Bob Deffinbaugh in Dallas says:
I fear we have a distorted definition of “glory,” very much like our Lord’s disciples had in the Gospels. We wrongly think that if the glory of God is present, it will be in some dramatic display of power, one that is visible and spectacular, one that is seen and acknowledged by all. Let me remind you that the glory of God was manifested in this miracle, even though few recognized it as such. We may be looking for the wrong kind of “glory.” All too often in the “triumphalism” of the church then and today, we look for the wrong kind of glory. The glory of God, as I understand the Scriptures, is manifested in and through the saints as they—like their Savior—live humbly and suffer patiently for the sake of Christ and the Gospel
Again, what does Paul say about the way Christ revealed himself to us and how we reveal him to others:
In your relationships with one another, have the same mindset as Christ Jesus:
Who, being in very nature God,
did not consider equality with God something to be used to his own advantage;
rather, he made himself nothing
by taking the very nature of a servant,
being made in human likeness.
And being found in appearance as a man,
he humbled himself
by becoming obedient to death —
even death on a cross!
Therefore God exalted him to the highest place
and gave him the name that is above every name,
that at the name of Jesus every knee should bow,
in heaven and on earth and under the earth,
and every tongue acknowledge that Jesus Christ is Lord,
to the glory of God the Father.
Maybe the loud noise of our worship and witness and our desires to be heard by the world are doing nothing to reveal his glory or, worse, only increasing their blindness and deafness to the Word that has come into the world. Maybe it is confident humility and unquestioning obedience will speak to hearts and minds that are hardened and dark. Maybe the world has run out of wine and we we think that is not the opportunity for which we are looking. We want something bigger and more significant.

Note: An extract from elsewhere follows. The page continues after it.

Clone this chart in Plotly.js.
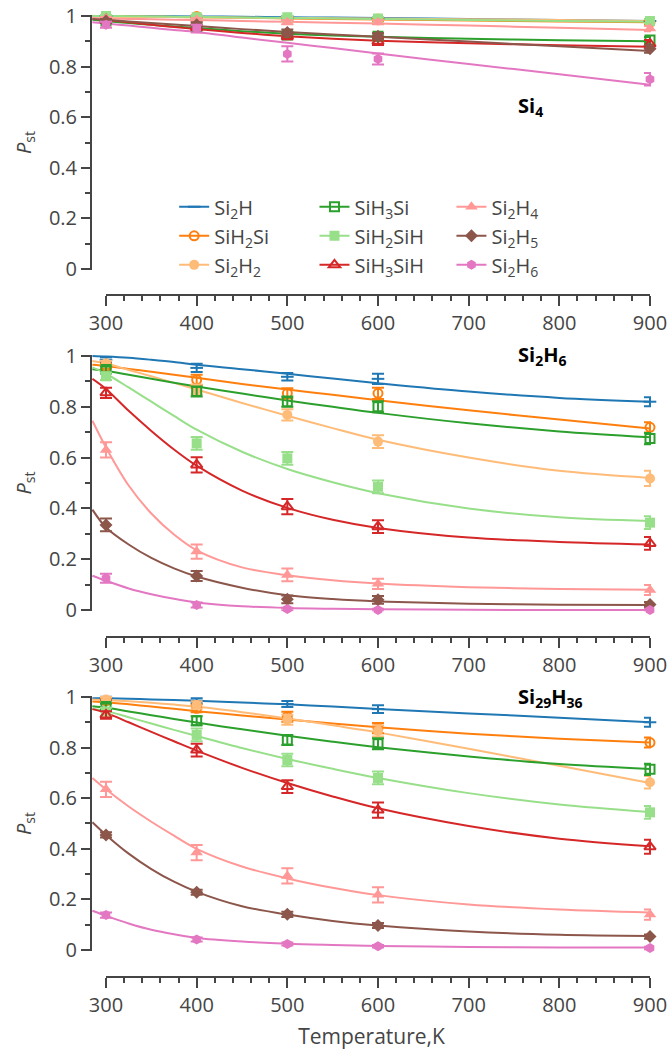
<!DOCTYPE html>
<html><head><meta charset="utf-8">
<script src="https://cdn.plot.ly/plotly-3.0.1.min.js"></script>
<style>html,body{margin:0;padding:0;background:#fff}#chart{width:670px;height:1051px}</style>
</head><body><div id="chart"></div>
<script>
// ---------------- data ----------------
const temps = [300, 400, 500, 600, 900];
const fitT = [285, 300, 325, 350, 375, 400, 450, 500, 550, 600, 700, 800, 900];
const species = ['Si<sub>2</sub>H', 'SiH<sub>2</sub>Si', 'Si<sub>2</sub>H<sub>2</sub>', 'SiH<sub>3</sub>Si',
  'SiH<sub>2</sub>SiH', 'SiH<sub>3</sub>SiH', 'Si<sub>2</sub>H<sub>4</sub>', 'Si<sub>2</sub>H<sub>5</sub>', 'Si<sub>2</sub>H<sub>6</sub>'];
const panelTitles = ['<b>Si<sub>4</sub></b>', '<b>Si<sub>2</sub>H<sub>6</sub></b>', '<b>Si<sub>29</sub>H<sub>36</sub></b>'];

// Si4 panel
const si4Values = [
  [1.0, 0.998, 0.995, 0.99, 0.98],
  [0.998, 0.998, 0.99, 0.985, 0.975],
  [0.995, 0.995, 0.99, 0.99, 0.98],
  [0.98, 0.955, 0.925, 0.92, 0.905],
  [1.0, 0.995, 0.995, 0.99, 0.98],
  [0.985, 0.955, 0.92, 0.90, 0.89],
  [0.99, 0.985, 0.975, 0.975, 0.95],
  [0.98, 0.965, 0.935, 0.92, 0.87],
  [0.965, 0.95, 0.85, 0.83, 0.75]
];
const si4Errors = [
  [0.005, 0.005, 0.005, 0.005, 0.008],
  [0.005, 0.005, 0.006, 0.006, 0.008],
  [0.005, 0.005, 0.006, 0.006, 0.008],
  [0.008, 0.01, 0.012, 0.012, 0.012],
  [0.005, 0.005, 0.006, 0.006, 0.008],
  [0.008, 0.01, 0.012, 0.015, 0.015],
  [0.006, 0.006, 0.008, 0.008, 0.01],
  [0.008, 0.01, 0.012, 0.012, 0.015],
  [0.012, 0.015, 0.03, 0.022, 0.025]
];
const si4Fits = [
  [1.0, 1.0, 0.9995, 0.999, 0.9985, 0.998, 0.997, 0.995, 0.9935, 0.992, 0.988, 0.984, 0.98],
  [1.0, 0.999, 0.998, 0.997, 0.996, 0.995, 0.993, 0.99, 0.988, 0.986, 0.982, 0.978, 0.975],
  [0.998, 0.997, 0.9965, 0.996, 0.9955, 0.995, 0.993, 0.992, 0.991, 0.99, 0.987, 0.984, 0.98],
  [0.985, 0.98, 0.972, 0.965, 0.958, 0.952, 0.94, 0.93, 0.923, 0.918, 0.91, 0.904, 0.90],
  [1.0, 1.0, 0.999, 0.998, 0.997, 0.996, 0.994, 0.992, 0.99, 0.988, 0.984, 0.98, 0.977],
  [0.99, 0.985, 0.975, 0.965, 0.956, 0.948, 0.933, 0.92, 0.91, 0.902, 0.892, 0.884, 0.878],
  [0.992, 0.99, 0.9885, 0.987, 0.9855, 0.984, 0.98, 0.977, 0.9735, 0.97, 0.962, 0.953, 0.945],
  [0.988, 0.985, 0.978, 0.972, 0.966, 0.96, 0.948, 0.937, 0.927, 0.918, 0.899, 0.88, 0.862],
  [0.975, 0.97, 0.962, 0.953, 0.945, 0.937, 0.915, 0.894, 0.873, 0.852, 0.81, 0.77, 0.728]
];

// Si2H6 panel
const si2h6Values = [
  [0.985, 0.953, 0.918, 0.91, 0.82],
  [0.96, 0.906, 0.853, 0.853, 0.719],
  [0.971, 0.868, 0.768, 0.663, 0.518],
  [0.947, 0.86, 0.82, 0.80, 0.675],
  [0.92, 0.656, 0.597, 0.485, 0.344],
  [0.855, 0.571, 0.407, 0.328, 0.262],
  [0.63, 0.23, 0.138, 0.103, 0.079],
  [0.335, 0.134, 0.042, 0.04, 0.022],
  [0.125, 0.02, 0.004, 0.0, 0.0]
];
const si2h6Errors = [
  [0.01, 0.016, 0.015, 0.02, 0.018],
  [0.01, 0.02, 0.02, 0.022, 0.02],
  [0.01, 0.02, 0.022, 0.025, 0.03],
  [0.012, 0.02, 0.02, 0.022, 0.022],
  [0.015, 0.025, 0.025, 0.025, 0.025],
  [0.02, 0.03, 0.03, 0.025, 0.025],
  [0.03, 0.028, 0.025, 0.02, 0.02],
  [0.025, 0.02, 0.015, 0.015, 0.01],
  [0.018, 0.01, 0.005, 0.005, 0.005]
];
const si2h6Fits = [
  [1.0, 0.998, 0.993, 0.985, 0.976, 0.965, 0.948, 0.93, 0.911, 0.893, 0.86, 0.835, 0.82],
  [0.965, 0.96, 0.949, 0.938, 0.926, 0.914, 0.89, 0.868, 0.847, 0.826, 0.786, 0.75, 0.715],
  [0.98, 0.97, 0.945, 0.92, 0.894, 0.868, 0.815, 0.765, 0.716, 0.67, 0.60, 0.548, 0.52],
  [0.948, 0.942, 0.926, 0.91, 0.895, 0.88, 0.852, 0.825, 0.80, 0.776, 0.735, 0.703, 0.68],
  [0.955, 0.93, 0.876, 0.82, 0.764, 0.71, 0.623, 0.555, 0.503, 0.46, 0.40, 0.365, 0.35],
  [0.91, 0.87, 0.784, 0.705, 0.632, 0.568, 0.47, 0.402, 0.355, 0.323, 0.285, 0.268, 0.258],
  [0.745, 0.64, 0.49, 0.38, 0.297, 0.235, 0.168, 0.137, 0.117, 0.104, 0.09, 0.083, 0.08],
  [0.395, 0.325, 0.258, 0.205, 0.164, 0.132, 0.088, 0.058, 0.043, 0.034, 0.025, 0.021, 0.02],
  [0.135, 0.115, 0.085, 0.062, 0.044, 0.03, 0.015, 0.008, 0.005, 0.003, 0.001, 0.0, 0.0]
];

// Si29H36 panel
const si29h36Values = [
  [0.995, 0.985, 0.972, 0.952, 0.90],
  [0.985, 0.955, 0.922, 0.877, 0.82],
  [0.99, 0.968, 0.91, 0.866, 0.663],
  [0.962, 0.906, 0.83, 0.815, 0.714],
  [0.942, 0.85, 0.751, 0.68, 0.544],
  [0.929, 0.79, 0.646, 0.553, 0.408],
  [0.635, 0.385, 0.293, 0.218, 0.14],
  [0.455, 0.228, 0.141, 0.097, 0.053],
  [0.138, 0.042, 0.024, 0.015, 0.008]
];
const si29h36Errors = [
  [0.008, 0.01, 0.012, 0.015, 0.018],
  [0.01, 0.015, 0.02, 0.02, 0.02],
  [0.01, 0.015, 0.02, 0.022, 0.025],
  [0.012, 0.018, 0.02, 0.022, 0.022],
  [0.015, 0.025, 0.025, 0.025, 0.025],
  [0.015, 0.025, 0.025, 0.03, 0.028],
  [0.03, 0.03, 0.03, 0.03, 0.02],
  [0.01, 0.01, 0.01, 0.01, 0.008],
  [0.01, 0.008, 0.006, 0.005, 0.005]
];
const si29h36Fits = [
  [0.995, 0.995, 0.993, 0.99, 0.988, 0.985, 0.978, 0.971, 0.962, 0.952, 0.935, 0.918, 0.90],
  [0.982, 0.979, 0.971, 0.962, 0.953, 0.944, 0.927, 0.911, 0.895, 0.88, 0.855, 0.835, 0.82],
  [0.99, 0.988, 0.983, 0.977, 0.97, 0.962, 0.94, 0.915, 0.888, 0.86, 0.795, 0.728, 0.66],
  [0.963, 0.957, 0.943, 0.928, 0.913, 0.899, 0.872, 0.847, 0.823, 0.801, 0.765, 0.735, 0.715],
  [0.953, 0.944, 0.92, 0.895, 0.87, 0.846, 0.798, 0.755, 0.716, 0.68, 0.62, 0.575, 0.545],
  [0.952, 0.937, 0.90, 0.862, 0.825, 0.788, 0.72, 0.66, 0.607, 0.56, 0.49, 0.44, 0.41],
  [0.68, 0.635, 0.567, 0.507, 0.452, 0.40, 0.33, 0.283, 0.246, 0.217, 0.18, 0.16, 0.148],
  [0.505, 0.455, 0.381, 0.32, 0.27, 0.23, 0.173, 0.14, 0.115, 0.097, 0.073, 0.06, 0.055],
  [0.155, 0.135, 0.105, 0.08, 0.062, 0.048, 0.034, 0.025, 0.02, 0.016, 0.012, 0.01, 0.01]
];

// ---------------- styles ----------------
const colors = ['#1f77b4', '#ff7f0e', '#ffbb78', '#2ca02c', '#98df8a', '#d62728', '#ff9896', '#8c564b', '#e377c2'];
const symbols = ['line-ew-open', 'circle-open', 'circle', 'square-open', 'square', 'triangle-up-open', 'triangle-up', 'diamond', 'hexagon'];
const msizes = [9, 9, 10, 9, 10, 10, 11, 10, 10];
const FONT = 'Open Sans, DejaVu Sans, sans-serif';
const AX = '#454545';

const panelData = [
  [si4Values, si4Errors, si4Fits],
  [si2h6Values, si2h6Errors, si2h6Fits],
  [si29h36Values, si29h36Errors, si29h36Fits]
];
// geometry (paper fractions)
const yDomains = [[0.73385, 0.99927], [0.37975, 0.64621], [0.02669, 0.29211]];
const xPos = [0.7082, 0.35306, 0.0];
const titleY = [0.9044, 0.6449, 0.2905];

function markerFor(i) {
  const open = symbols[i].indexOf('open') >= 0;
  return {
    symbol: symbols[i], size: msizes[i], color: colors[i],
    line: {color: colors[i], width: open ? 2 : 0}
  };
}

const traces = [];
panelData.forEach((pd, p) => {
  const xa = p === 0 ? 'x' : 'x' + (p + 1);
  const ya = p === 0 ? 'y' : 'y' + (p + 1);
  const [vals, errs, fits] = pd;
  species.forEach((s, i) => {
    traces.push({
      type: 'scatter', mode: 'lines', x: fitT, y: fits[i], xaxis: xa, yaxis: ya,
      line: {color: colors[i], width: 2, shape: 'spline', smoothing: 0.9},
      showlegend: false, hoverinfo: 'skip'
    });
  });
  species.forEach((s, i) => {
    traces.push({
      type: 'scatter', mode: 'markers', x: temps, y: vals[i], xaxis: xa, yaxis: ya,
      marker: markerFor(i),
      error_y: {type: 'data', array: errs[i], visible: true, color: colors[i], thickness: 2, width: 6},
      cliponaxis: false, showlegend: false, name: s
    });
  });
});
// legend entries (three columns)
const legendNames = ['legend', 'legend', 'legend', 'legend2', 'legend2', 'legend2', 'legend3', 'legend3', 'legend3'];
species.forEach((s, i) => {
  traces.push({
    type: 'scatter', mode: 'lines+markers', x: [null], y: [null], xaxis: 'x', yaxis: 'y',
    name: s, legend: legendNames[i],
    line: {color: colors[i], width: 2}, marker: markerFor(i), showlegend: true
  });
});

const layout = {
  width: 670, height: 1051,
  margin: {l: 92, r: 19, t: 14, b: 74},
  paper_bgcolor: '#fff', plot_bgcolor: 'rgba(0,0,0,0)',
  font: {family: FONT, size: 20, color: AX},
  showlegend: true,
  shapes: [], annotations: []
};
const legendBase = {
  yanchor: 'top', xanchor: 'left', y: 0.82, bgcolor: 'rgba(0,0,0,0)',
  font: {family: FONT, size: 20, color: AX}, itemwidth: 30, tracegroupgap: 0
};
layout.legend = Object.assign({}, legendBase, {x: 0.147});
layout.legend2 = Object.assign({}, legendBase, {x: 0.398});
layout.legend3 = Object.assign({}, legendBase, {x: 0.643});

for (let p = 0; p < 3; p++) {
  const xk = p === 0 ? 'xaxis' : 'xaxis' + (p + 1);
  const yk = p === 0 ? 'yaxis' : 'yaxis' + (p + 1);
  const xa = p === 0 ? 'x' : 'x' + (p + 1);
  layout[xk] = {
    domain: [0, 1], range: [284.56, 901.1], anchor: 'free', position: xPos[p],
    showline: false, showgrid: false, zeroline: false,
    ticks: 'outside', ticklen: 10, tickwidth: 2, tickcolor: AX,
    tick0: 0, dtick: 100, tickfont: {family: FONT, size: 20, color: AX},
    minor: {ticks: 'outside', tick0: 0, dtick: 20, ticklen: 5, tickwidth: 2, tickcolor: AX, showgrid: false}
  };
  if (p === 2) {
    layout[xk].title = {text: 'Temperature,K', font: {family: FONT, size: 21, color: AX}, standoff: 12};
  }
  layout[yk] = {
    domain: yDomains[p], range: [-0.005, 1.005], anchor: xa,
    showline: true, linecolor: AX, linewidth: 2, showgrid: false, zeroline: false,
    ticks: 'outside', ticklen: 9, tickwidth: 2, tickcolor: AX,
    tick0: 0, dtick: 0.2, tickfont: {family: FONT, size: 20, color: AX},
    minor: {ticks: 'outside', tick0: 0, dtick: 0.1, ticklen: 5, tickwidth: 2, tickcolor: AX, showgrid: false},
    title: {text: '<i>P</i><sub>st</sub>', font: {family: FONT, size: 20, color: AX}, standoff: 12}
  };
  layout.shapes.push({
    type: 'line', xref: xa, yref: 'paper',
    x0: temps[0], x1: temps[temps.length - 1], y0: xPos[p], y1: xPos[p],
    line: {color: AX, width: 2}
  });
  layout.annotations.push({
    text: panelTitles[p], xref: 'paper', yref: 'paper', x: 0.758, y: titleY[p],
    xanchor: 'left', yanchor: 'middle', showarrow: false,
    font: {family: FONT, size: 20, color: '#000'}
  });
}

Plotly.newPlot('chart', traces, layout, {displayModeBar: false, staticPlot: true});
</script>
</body></html>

One final thought from Andrew MacLaren for us at this stage of our lives.
“The rude speech of the governor of the feast may lend itself to another aspect of this same thought. He said, in jesting surprise, ‘Thou hast kept the good wine until now,’ whereas the world gives its best first, and when the palate is dulled and the appetite diminished, then ‘that which is worse.’ How true that is; how tragically true in some of our lives! In the individual the early days of hope and vigour, when all things were fresh and wondrous, when everything was apparelled in the glory of a dream, contrast miserably with the bitter experiences of life that most of us have made. Habit comes, and takes the edge off everything. We drag remembrance, like a lengthening chain, through all our life; and with remembrance come remorse and regret. ‘The vision splendid’ no more attends men, as they plod on their way through the weariness of middle life, or pass down into the deepening shadows of advancing and solitary old age. The best comes first, for the men who have no good but this world’s. And some of you have got nothing in your cups but dregs that you scarcely care to drink.
How will we see our lives now? Will we see what has been as the best parts and now we just coast and remember? Or, will we allow him to take the water of our ordinary lives and turn it into wine for us to say the best has been saved to last and this is the time of our lives that will reveal the glory of God.